My reply is an excerpt from They Thought They Were Free, But Then It Was Too Late, the remembrances of German citizens after the war. Here’s more:

What happened here was the gradual habituation of the people, little by little, to being governed by surprise; to receiving decisions deliberated in secret; to believing that the situation was so complicated that the government had to act on information which the people could not understand, or so dangerous that, even if he people could understand it, it could not be released because of national security. And their sense of identification with Hitler, their trust in him, made it easier to widen this gap and reassured those who would otherwise have worried about it.
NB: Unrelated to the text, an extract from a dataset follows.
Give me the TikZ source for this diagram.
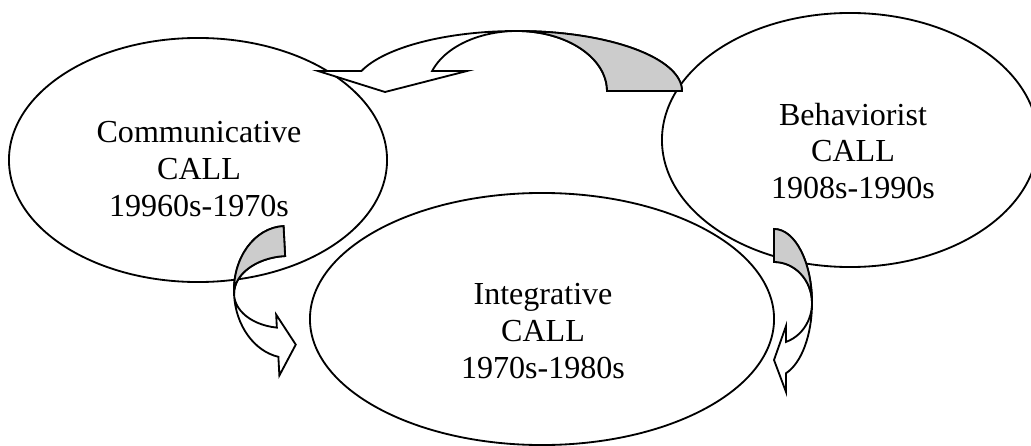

Once the war began, the government could do anything “necessary” to win it; so it was with the “final solution” of the Jewish problem, which the Nazis always talked about but never dared undertake, not even the Nazis, until war and its “necessities” gave them the knowledge that they could get away with it. The people abroad who thought that war against Hitler would help the Jews were wrong. And the people in Germany who, once the war had begun, still thought of complaining, protesting, resisting, were betting on Germany’s losing the war. It was a long bet. Not many made it.

My view from my corner of the UK FWIW

I think you’re a long way off needing comparisons with pre-war Germany. The US has had crap governments and threats to its liberties before - it survived Nixon and Carter, it’ll survive four more years of Ape-Boy.
Diminished? Yes, less “American”? Certainly, - but like Nazi Germany? – not close.